Profits were pulled down by PLDT's investment in Rocket Internet. The German startup incubator has seen share prices fall steeply this year.

At the start of 2016, Rocket Internet's shares were worth about 28 euros each; PLDT's investment in the firm was valued at ₱14.6 billion. By the mid-year though, shares were about 17 euros apiece, and PLDT's stake was worth ₱9.2 billion.

Pangilinan said, though, that PLDT wouldn't let go of Rocket Internet just yet, calling the company a "long-term hold."

For now, PLDT is tightening its belt. It slashed its dividend payouts to just 60% of core income — and further cuts weren't ruled out.

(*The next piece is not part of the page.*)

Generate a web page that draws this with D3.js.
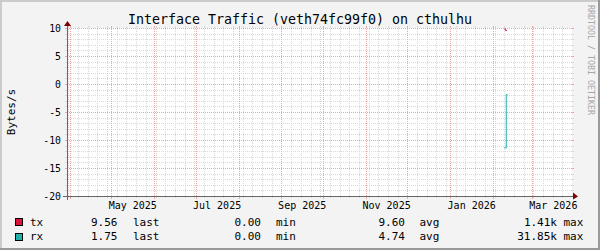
<!DOCTYPE html>
<html><head><meta charset="utf-8">
<script src="https://cdn.jsdelivr.net/npm/d3@7"></script>
<style>
html,body{margin:0;padding:0;background:#f3f3f3}
svg{display:block}
text{font-family:"DejaVu Sans Mono",monospace}
</style></head><body>
<svg id="c" width="600" height="250"></svg>
<script>
// --- data ---
const title = "Interface Traffic (veth74fc99f0) on cthulhu";
const yLabel = "Bytes/s";
const watermark = "RRDTOOL / TOBI OETIKER";
const timeRange = ["2025-03-30T00:00", "2026-03-30T00:00"];
const yRange = [-20, 10];
const yMajorStep = 5, yMinorStep = 1;
const seriesNames = ["tx", "rx"];
const seriesColors = ["#dc143c", "#20b2aa"];
const txData = [["2026-02-09T00:00", 9.82], ["2026-02-10T00:00", 9.56], ["2026-02-11T00:00", 9.56]];
const rxData = [["2026-02-09T00:00", -11.4], ["2026-02-10T12:00", -1.9], ["2026-02-11T12:00", -1.9]];
const legendLast = ["9.56", "1.75"];
const legendMin = ["0.00", "0.00"];
const legendAvg = ["9.60", "4.74"];
const legendMax = ["1.41k", "31.85k"];

const W = 600, H = 250;
const X0 = 67, X1 = 572, Y0 = 196, Y1 = 28;
const GRID = "#d8d8d8", MGRID = "#eea6a6", AXIS = "#666", ARROW = "#7f0000";

const parse = d3.timeParse("%Y-%m-%dT%H:%M");
const x = d3.scaleTime().domain(timeRange.map(parse)).range([X0, X1]);
const y = d3.scaleLinear().domain(yRange).range([Y0, Y1]);
const px = v => Math.round(v) + 0.5;

const svg = d3.select("#c");

// background + shaded frame
svg.append("rect").attr("width", W).attr("height", H).attr("fill", "#f3f3f3");
svg.append("path").attr("d", `M0,0H${W}V2H2V${H}H0Z`).attr("fill", "#cbcbcb");
svg.append("path").attr("d", `M${W},0V${H}H0V${H-2}H${W-2}V0Z`).attr("fill", "#999");
svg.append("rect").attr("x", X0).attr("y", Y1).attr("width", X1 - X0).attr("height", Y0 - Y1).attr("fill", "#fff");

const g = svg.append("g").attr("shape-rendering", "crispEdges");
const [t0, t1] = x.domain();

// vertical minor (weekly) + major (monthly)
const majors = d3.timeMonth.range(d3.timeMonth.ceil(t0), t1);
const majorSet = new Set(majors.map(d => Math.round(x(d))));
d3.timeMonday.range(t0, t1).filter(d => !majorSet.has(Math.round(x(d)))).forEach(d => {
  const xx = px(x(d));
  g.append("line").attr("x1", xx).attr("x2", xx).attr("y1", Y0 + 2).attr("y2", Y0).attr("stroke", GRID);
  g.append("line").attr("x1", xx).attr("x2", xx).attr("y1", Y1 - 2).attr("y2", Y1).attr("stroke", GRID);
  g.append("line").attr("x1", xx).attr("x2", xx).attr("y1", Y0).attr("y2", Y1).attr("stroke", GRID).attr("stroke-dasharray", "1,1");
});
// horizontal minor
d3.range(yRange[0], yRange[1] + 0.001, yMinorStep).filter(v => v % yMajorStep !== 0).forEach(v => {
  const yy = px(y(v));
  g.append("line").attr("x1", X0 - 2).attr("x2", X0).attr("y1", yy).attr("y2", yy).attr("stroke", GRID);
  g.append("line").attr("x1", X1).attr("x2", X1 + 2).attr("y1", yy).attr("y2", yy).attr("stroke", GRID);
  g.append("line").attr("x1", X0).attr("x2", X1).attr("y1", yy).attr("y2", yy).attr("stroke", GRID).attr("stroke-dasharray", "1,1");
});
// major
majors.forEach(d => {
  const xx = px(x(d));
  g.append("line").attr("x1", xx).attr("x2", xx).attr("y1", Y0 + 3).attr("y2", Y0).attr("stroke", MGRID);
  g.append("line").attr("x1", xx).attr("x2", xx).attr("y1", Y1 - 2).attr("y2", Y1).attr("stroke", MGRID);
  g.append("line").attr("x1", xx).attr("x2", xx).attr("y1", Y0).attr("y2", Y1).attr("stroke", MGRID).attr("stroke-dasharray", "1,1");
});
const yMajor = d3.range(yRange[0], yRange[1] + 0.001, yMajorStep);
yMajor.forEach(v => {
  const yy = px(y(v));
  g.append("line").attr("x1", X0 - 2).attr("x2", X0).attr("y1", yy).attr("y2", yy).attr("stroke", MGRID);
  g.append("line").attr("x1", X1).attr("x2", X1 + 2).attr("y1", yy).attr("y2", yy).attr("stroke", MGRID);
  g.append("line").attr("x1", X0).attr("x2", X1).attr("y1", yy).attr("y2", yy).attr("stroke", MGRID).attr("stroke-dasharray", "1,1");
});

// y labels
svg.append("g").selectAll("text").data(yMajor).join("text")
  .attr("x", 61).attr("y", d => y(d) + 3.6).attr("text-anchor", "end")
  .attr("font-size", "9.8px").attr("fill", "#000").text(d => d);

// x labels (every 2nd month, centred mid-month)
const fmt = d3.timeFormat("%b %Y");
svg.append("g").selectAll("text").data(d3.timeMonth.every(2).range(t0, t1)).join("text")
  .attr("x", d => (x(d) + x(d3.timeMonth.offset(d, 1))) / 2).attr("y", 208.5)
  .attr("text-anchor", "middle").attr("font-size", "10px").attr("fill", "#000").text(fmt);

// series
const line = d3.line().x(d => x(parse(d[0]))).y(d => y(d[1])).curve(d3.curveStepAfter);
[txData, rxData].forEach((s, i) => {
  svg.append("path").attr("d", line(s)).attr("fill", "none")
    .attr("stroke", seriesColors[i]).attr("stroke-width", 1);
});

// axes + arrows
g.append("line").attr("x1", X0 - 4).attr("x2", X1 + 4).attr("y1", px(Y0)).attr("y2", px(Y0)).attr("stroke", AXIS);
g.append("line").attr("x1", px(X0)).attr("x2", px(X0)).attr("y1", Y0 + 4).attr("y2", Y1 - 4).attr("stroke", AXIS);
svg.append("path").attr("d", `M${X1 + 1},${Y0 - 3.5}L${X1 + 1},${Y0 + 3.5}L${X1 + 6},${Y0 + 0.5}Z`).attr("fill", ARROW);
svg.append("path").attr("d", `M${X0 - 3},${Y1 - 2}L${X0 + 4},${Y1 - 2}L${X0 + 0.5},${Y1 - 7}Z`).attr("fill", ARROW);

// title, unit, watermark
svg.append("text").attr("x", 300).attr("y", 23.5).attr("text-anchor", "middle")
  .attr("font-size", "13.3px").attr("fill", "#000").text(title);
svg.append("text").attr("transform", "translate(15,112) rotate(-90)").attr("text-anchor", "middle")
  .attr("font-size", "11px").attr("fill", "#000").text(yLabel);
svg.append("text").attr("transform", "translate(588,5) rotate(90)")
  .attr("font-size", "8.3px").attr("fill", "#a6a6a6").text(watermark);

// legend
const rows = [225.5, 240];
seriesNames.forEach((name, i) => {
  const ry = rows[i];
  svg.append("rect").attr("x", 15.5).attr("y", ry - 7).attr("width", 7).attr("height", 7)
    .attr("fill", seriesColors[i]).attr("stroke", "#000").attr("shape-rendering", "crispEdges");
  const t = (xx, s, anchor) => svg.append("text").attr("x", xx).attr("y", ry)
    .attr("text-anchor", anchor).attr("font-size", "11px").attr("fill", "#000").text(s);
  t(30, name, "start");
  t(117.5, legendLast[i], "end"); t(133, "last", "start");
  t(261, legendMin[i], "end"); t(276, "min", "start");
  t(405, legendAvg[i], "end"); t(419.5, "avg", "start");
  t(557, legendMax[i], "end"); t(563.5, "max", "start");
});
</script>
</body></html>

It previously paid as much as 100% of core income to shareholders. In the first quarter, it paid 75%.

"Given the circumstances, the most prudent payout is 60%." Pangilinan admitted. "Of course things could change for the better or not for the better."

PLDT is still paying off its ₱35-billion buyout of San Miguel's telco business. It plans to spend another ₱48 billion this year for extensive upgrades in its network so it can tap the newly acquired spectrum frequencies.

The acquisition of San Miguel's telco assets were meant to help turnaround PLDT's fortunes. But amid efforts by the Philippine Competition Commission to review the deal, there are fears the move won't pay off.

"How dead will we be if the transaction does not proceed? I think the company will survive," Pangilinan said.

PLDT currently has a case pending before the Court of Appeals to stop the competition watchdog from investigating the acquisition.